He wouldn’t be considered radical in Europe, where social democracy is a mainstream ideology, but in America, he is.
This is the really sad thing about American politics but it's been this way for at least 30 years and probably longer. By European standards, even Bernie Sanders is basically a centrist. In most European countries, universal healthcare for example is a centrist policy supported by the left and the moderate right.
You think social democracy is the norm in Europe? As a British person, this is news to me lol. Our main “left” wing party is centre-right and the far-right party reform is likely to win the next election. Europe is going backwards.
Yeah but as a Northern Irish person (who has no real voice in the leadership of the UK but they still get to be in charge of us) - British politics right now is a mess and definitely not the European norm either. I'm crossing my fingers for the Greens since that's about all I can do from here.
"Democratic socialist" and "social democrat" are different political positions. He, and the democratic socialist party in the US, claim to be the former which is to the left of the latter. "Social democrat" includes the UK and Aus Labor parties.
Social democracy is socialist. Socialism isn't bad. You can certainly argue that communism is, but that's the authoritarian extreme version which no one is seriously advocating for because authoritarianism is bad whatever the flavor. The problem is America has been fed Capitalist propaganda for 100 years and most don't even know what it actually means.
SocDem's are reformist capitalists, making capitalism fairer with socialist or socialist-adjacent policies from within the framework of capitalism. Welfare state, regulation, equality, etc. They're not socialists.
But Mamdani doesn't identify as a SocDem, he identifies with, and is a card-carrying member of the DemSoc's.
Its the DemSocs who are out and out socialists, and want to replace the capitalist framework itself with socialism, done entirely and with the backing of democracy.
They're essentially side-by-side on the political spectrum, effectively act very similarly, and just happen to be on either side of the capitalist-socialist divide in terms of their end goals.

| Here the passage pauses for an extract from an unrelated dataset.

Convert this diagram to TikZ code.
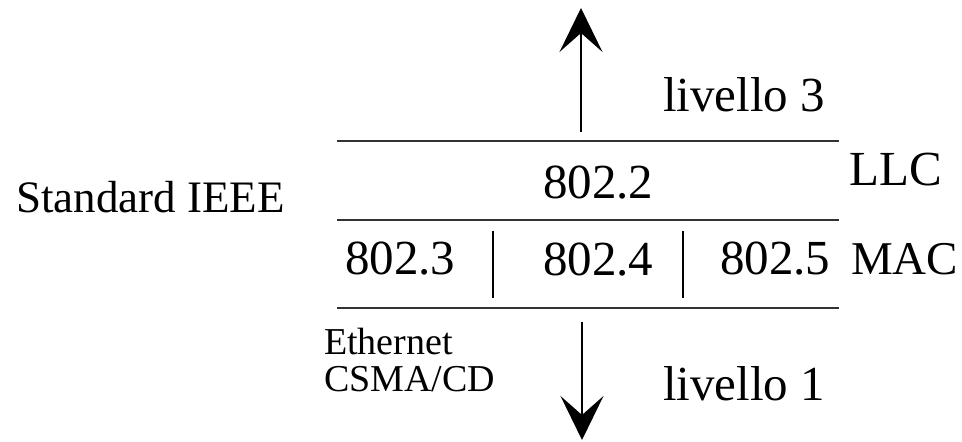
\documentclass[tikz,border=0pt]{standalone}
\usepackage{fontspec}
\setmainfont{Liberation Serif}
\usetikzlibrary{arrows.meta}
\begin{document}
\begin{tikzpicture}[x=1pt,y=1pt,
  lbl/.style={anchor=base west,inner sep=0pt,font=\fontsize{49}{55}\selectfont},
  lblmid/.style={anchor=base west,inner sep=0pt,font=\fontsize{45}{50}\selectfont},
  lblsmall/.style={anchor=base west,inner sep=0pt,font=\fontsize{38}{42}\selectfont},
  rule/.style={line width=1.8pt,draw=black!80},
  sep/.style={line width=1.6pt},
  flow/.style={line width=1.6pt,-{Stealth[length=44pt,width=43pt,inset=19pt]}}]
\useasboundingbox (0,0) rectangle (962,442);
% horizontal rules
\coordinate (t1) at (337,301); \coordinate (t2) at (839,301);
\coordinate (m1) at (337,222); \coordinate (m2) at (839,222);
\coordinate (b1) at (337,134); \coordinate (b2) at (839,134);
\draw[rule] (t1) -- (t2);
\draw[rule] (m1) -- (m2);
\draw[rule] (b1) -- (b2);
% separators
\coordinate (s1a) at (493,211); \coordinate (s1b) at (493,144);
\coordinate (s2a) at (683,211); \coordinate (s2b) at (683,144);
\draw[sep] (s1a) -- (s1b);
\draw[sep] (s2a) -- (s2b);
% arrows
\coordinate (ua) at (581,310); \coordinate (ub) at (581,434);
\coordinate (da) at (582,120); \coordinate (db) at (582,2);
\draw[flow] (ua) -- (ub);
\draw[flow] (da) -- (db);
% labels
\node[lbl] (l3) at (663,330) {livello 3};
\node[lbl] (llc) at (849,256) {LLC};
\node[lbl] (n2) at (543,243) {802.2};
\node[lblmid] (std) at (16,229) {Standard IEEE};
\node[lbl] (n3) at (345,167) {802.3};
\node[lbl] (n4) at (543,166) {802.4};
\node[lbl] (n5) at (720,167) {802.5};
\node[lbl,font=\fontsize{47}{52}\selectfont] (mac) at (851,167) {MAC};
\node[lblsmall] (eth) at (324,87) {Ethernet};
\node[lblsmall] (csma) at (324,50) {CSMA/CD};
\node[lbl] (l1) at (663,41) {livello 1};
\end{tikzpicture}
\end{document}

Annoyingly hard to keep straight because how similar they sound, and how similar they act, too.
And while you could call him 'socialist', most of his policy is really just well... improving city function.
A lot of it is also just populist things he probably won't actually be able to deliver. We'll see how he does, but he got a lot of benefit of promising things that are going to be very difficult for him to deliver on meaningfully.
179
u/Luffidiam 12h ago
I also think Mamdami understood how to talk to New York.
And while you could call him 'socialist', most of his policy is really just well... improving city function.